A few days after, Lawrence begged me to let him have the print again, as he was not satisfied with the finish of the frame. It was sent to him, and when it came back he had effaced the words in which he had admitted any worthy successor to his “Tragic Muse”; and Mr. H⸺, who was at that time his secretary, told me that Lawrence had the print lying with that inscription in his drawing-room for several days before sending it to me, and had said to him, “I cannot bear to look at it.”
Among these artists, poets, statesmen, who were continually present at her representations and attended afterwards at her dressing-room door to pay their respects, in later years Byron might frequently be seen. He declared her to be the “beau ideal of acting,” and said, “Miss O’Neill I would not see for fear of weakening the impression made by the queen of tragedians. When I read Lady Macbeth’s part I have Mrs. Siddons before me, and imagination even supplies her voice, whose tones were superhuman and power over the heart supernatural.” On another occasion, he is reported to have said that of actors Cook was the most natural, Kemble the most supernatural, and Kean the medium between the two, but that Mrs. Siddons was worth them all put together.
The first year she acted, “the gentlemen of the bar adorned her brows with laurel,” as she says herself. The “laurel” took the substantial form of a hundred guineas and a wreath presented by two barristers. She declared it to be the most shining circumstance of her life, and alluded modestly to her “poor abilities” and insufficient claims.

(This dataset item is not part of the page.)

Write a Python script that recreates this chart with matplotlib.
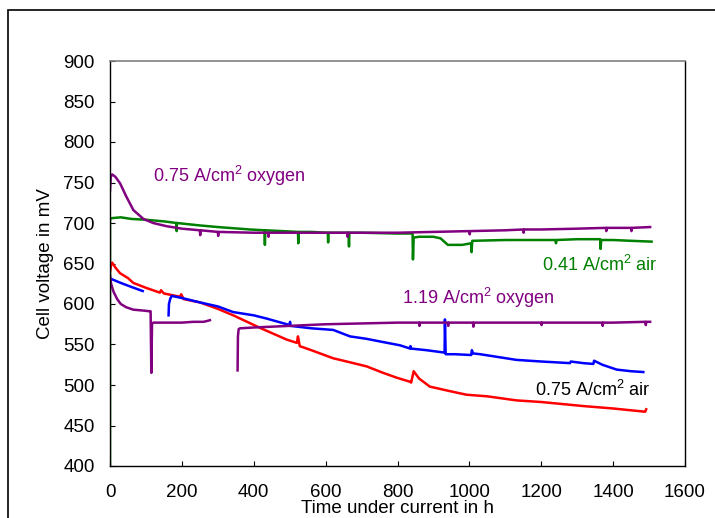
import matplotlib
matplotlib.use("Agg")
import matplotlib.pyplot as plt
from matplotlib.patches import Rectangle

plt.rcParams['font.family'] = ['Liberation Sans', 'DejaVu Sans']
plt.rcParams['mathtext.fontset'] = 'custom'
plt.rcParams['mathtext.rm'] = 'Liberation Sans'
plt.rcParams['mathtext.default'] = 'regular'

# ---- durability data: time under current (h) vs cell voltage (mV) ----
# 0.41 A/cm2, air (green)
air041_t = [0, 0, 5, 30, 60, 100, 150, 185, 185.5, 186, 250, 300, 389, 430, 431, 432,
            480, 523, 524, 525, 560, 606, 607, 608, 640, 664, 665, 666, 700, 800,
            842, 843, 845, 860, 900, 920, 940, 980, 1005, 1006, 1008, 1100, 1200,
            1240, 1241, 1242, 1300, 1364, 1365, 1367, 1400, 1450, 1507]
air041_v = [400, 705, 706, 707, 705, 704, 702, 700, 690, 700, 697, 695, 692, 691, 673, 691,
            690, 689, 675, 689, 689, 688, 676, 688, 688, 688, 671, 688, 688, 687,
            687, 655, 682, 683, 683, 681, 673, 673, 675, 664, 678, 679, 679,
            679, 675, 679, 680, 680, 668, 679, 679, 678, 677]

# 0.75 A/cm2, oxygen (purple, upper)
oxy075_t = [0, 2, 6, 15, 28, 45, 65, 93, 120, 158, 200, 250, 251, 252, 300, 301, 302,
            400, 440, 441, 442, 500, 600, 660, 661, 662, 700, 800, 900, 1000, 1001, 1002,
            1100, 1150, 1151, 1152, 1200, 1300, 1380, 1381, 1382, 1450, 1451, 1452, 1503]
oxy075_v = [740, 757, 760, 757, 749, 733, 716, 705, 700, 696, 693, 691, 685, 691, 689, 684, 689,
            688, 688, 683, 688, 688, 688, 688, 683, 688, 688, 688, 689, 690, 686, 690,
            691, 692, 688, 692, 692, 693, 694, 690, 694, 694, 690, 694, 695]

# 0.75 A/cm2, air (red)
air075_t = [0, 3, 6, 15, 28, 50, 65, 100, 139, 142, 150, 195, 198, 205, 250, 300, 343,
            420, 492, 520, 523, 528, 560, 621, 668, 714, 760, 798, 835, 838, 845, 860,
            890, 950, 992, 1050, 1131, 1200, 1317, 1400, 1489, 1492]
air075_v = [640, 648, 651, 645, 638, 632, 626, 620, 614, 617, 613, 609, 612, 606, 602, 594, 586,
            570, 556, 552, 560, 548, 543, 533, 528, 523, 515, 509, 504, 503, 517, 508,
            498, 492, 488, 486, 481, 479, 474, 471, 467, 470]

# 0.75 A/cm2, air, second cell (blue) - two runs
cellb1_t = [0, 3, 30, 60, 91]
cellb1_v = [625, 631, 626, 621, 616]
cellb2_t = [163, 164, 168, 172, 204, 250, 300, 343, 400, 436, 492, 500, 501, 502, 560, 621,
            668, 714, 760, 807, 835, 836, 837, 880, 931, 932, 934, 960, 1005, 1007, 1010,
            1030, 1131, 1200, 1280, 1282, 1317, 1345, 1347, 1370, 1410, 1450, 1484]
cellb2_v = [586, 600, 607, 610, 607, 602, 597, 590, 586, 582, 575, 574, 578, 573, 570, 568,
            560, 557, 553, 549, 545, 548, 545, 543, 540, 581, 538, 538, 537, 543, 539,
            538, 531, 529, 527, 529, 527, 526, 530, 525, 519, 517, 516]

# 1.19 A/cm2, oxygen (purple, lower) - two runs
oxy119a_t = [0, 3, 10, 20, 30, 45, 65, 90, 111, 113, 115, 117, 121, 150, 200, 232, 260, 270, 278]
oxy119a_v = [635, 625, 615, 606, 600, 596, 593, 592, 591, 591, 515, 576, 577, 577, 577, 578, 578, 579, 580]
oxy119b_t = [355, 356, 358, 362, 400, 450, 500, 600, 700, 800, 860, 861, 862, 940, 941, 942,
             1010, 1011, 1012, 1100, 1200, 1201, 1202, 1300, 1370, 1371, 1372, 1400, 1490, 1491, 1492, 1503]
oxy119b_v = [518, 560, 569, 570, 571, 572, 573, 575, 576, 577, 577, 573, 577, 577, 573, 577,
             577, 572, 577, 577, 577, 574, 577, 577, 577, 573, 577, 577, 578, 574, 578, 578]

labels = ['0.75 A/cm$^2$ oxygen', '0.41 A/cm$^2$ air', '1.19 A/cm$^2$ oxygen', '0.75 A/cm$^2$ air']

xticks = list(range(0, 1601, 200))
yticks = list(range(400, 901, 50))

PURPLE, GREEN, RED, BLUE = '#800080', '#008000', '#FF0000', '#0000FF'

fig = plt.figure(figsize=(7.15, 5.18), dpi=100)
ax = fig.add_axes([110/715, 1 - 466/518, 575/715, 405/518])

lw = 1.8
ax.plot(air041_t, air041_v, color=GREEN, lw=lw)
ax.plot(oxy075_t, oxy075_v, color=PURPLE, lw=lw)
ax.plot(air075_t, air075_v, color=RED, lw=lw)
ax.plot(cellb1_t, cellb1_v, color=BLUE, lw=lw)
ax.plot(cellb2_t, cellb2_v, color=BLUE, lw=lw)
ax.plot(oxy119a_t, oxy119a_v, color=PURPLE, lw=lw)
ax.plot(oxy119b_t, oxy119b_v, color=PURPLE, lw=lw)

fs_note = 13
ax.text(120, 750.5, labels[0], color=PURPLE, fontsize=fs_note, ha='left', va='baseline')
ax.text(1201, 641, labels[1], color=GREEN, fontsize=fs_note, ha='left', va='baseline')
ax.text(812, 600, labels[2], color=PURPLE, fontsize=fs_note, ha='left', va='baseline')
ax.text(1183, 487, labels[3], color='black', fontsize=fs_note, ha='left', va='baseline')

fs = 13.5
ax.set_xlim(0, 1600)
ax.set_ylim(400, 900)
ax.set_xticks(xticks)
ax.set_yticks(yticks)
ax.tick_params(axis='both', direction='in', length=3.5, width=0.8, labelsize=fs, colors='black')
ax.tick_params(axis='x', pad=13)
ax.tick_params(axis='y', pad=11)

for side in ['left', 'bottom', 'right']:
    ax.spines[side].set_linewidth(1.0)
    ax.spines[side].set_color('black')
ax.spines['top'].set_color('#808080')
ax.spines['top'].set_linewidth(1.2)

ax.set_xlabel('Time under current in h', fontsize=fs)
ax.set_ylabel('Cell voltage in mV', fontsize=fs)
ax.xaxis.set_label_coords(0.5, -0.083)
ax.yaxis.set_label_coords(-0.0974, 0.5)

# outer frame of the chart area
fig.add_artist(Rectangle((8/715, -0.5), 2.0, (518 - 10)/518 + 0.5,
                         transform=fig.transFigure, fill=False, lw=1.2, ec='black'))

fig.savefig('out.png', dpi=100)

The gentlemen of Brookes’s Club also made up a handsome present.
“Mrs. Siddons continues to be the mode,” Horace Walpole writes, “and to be modest and sensible. She declines great dinners, and says the business and cares of her family take her whole time. When Lord Carlisle carried her the tribute money from Brookes’s, he said she was not maniérée enough. ‘I suppose she was grateful?’ said my niece, Lady Maria.”
It is easy to imagine the difficulty she experienced in keeping her fame untarnished amidst that hotbed of vice, Covent Garden, and amidst all the adulation lavished on her. It is impossible, indeed, to say how many enemies she made by rejecting inopportune advances, and by exciting jealousies and envy; but the worst they could ever allege was that she was hard and haughty. She was continually on her guard. “One would as soon think of making love to the Archbishop of Canterbury” was said of her later; but in the early days of her first appearance at Drury Lane she was obliged often to have recourse to an outspoken rebuff to aspirants to her favour.
As a curious instance of the insidious manner in which attacks were sometimes made to win her regard, John Taylor relates that one morning, on calling on her, he found her in the act of burning some letters that had been returned to her by the executors of the individual to whom they were addressed. He sat down to help her, and, in doing so, a printed copy of some scandalous verses on her that had appeared in the St. James’s Gazette dropped out. Some lines in the handwriting of the deceased poet that were written on the top of the page proved the author, and proved that attacker and defender had been one and the same person. In talking the matter over afterwards, Mrs. Siddons recalled to mind that the same person had once endeavoured to undermine her affection for her husband by telling her tales of his infidelity.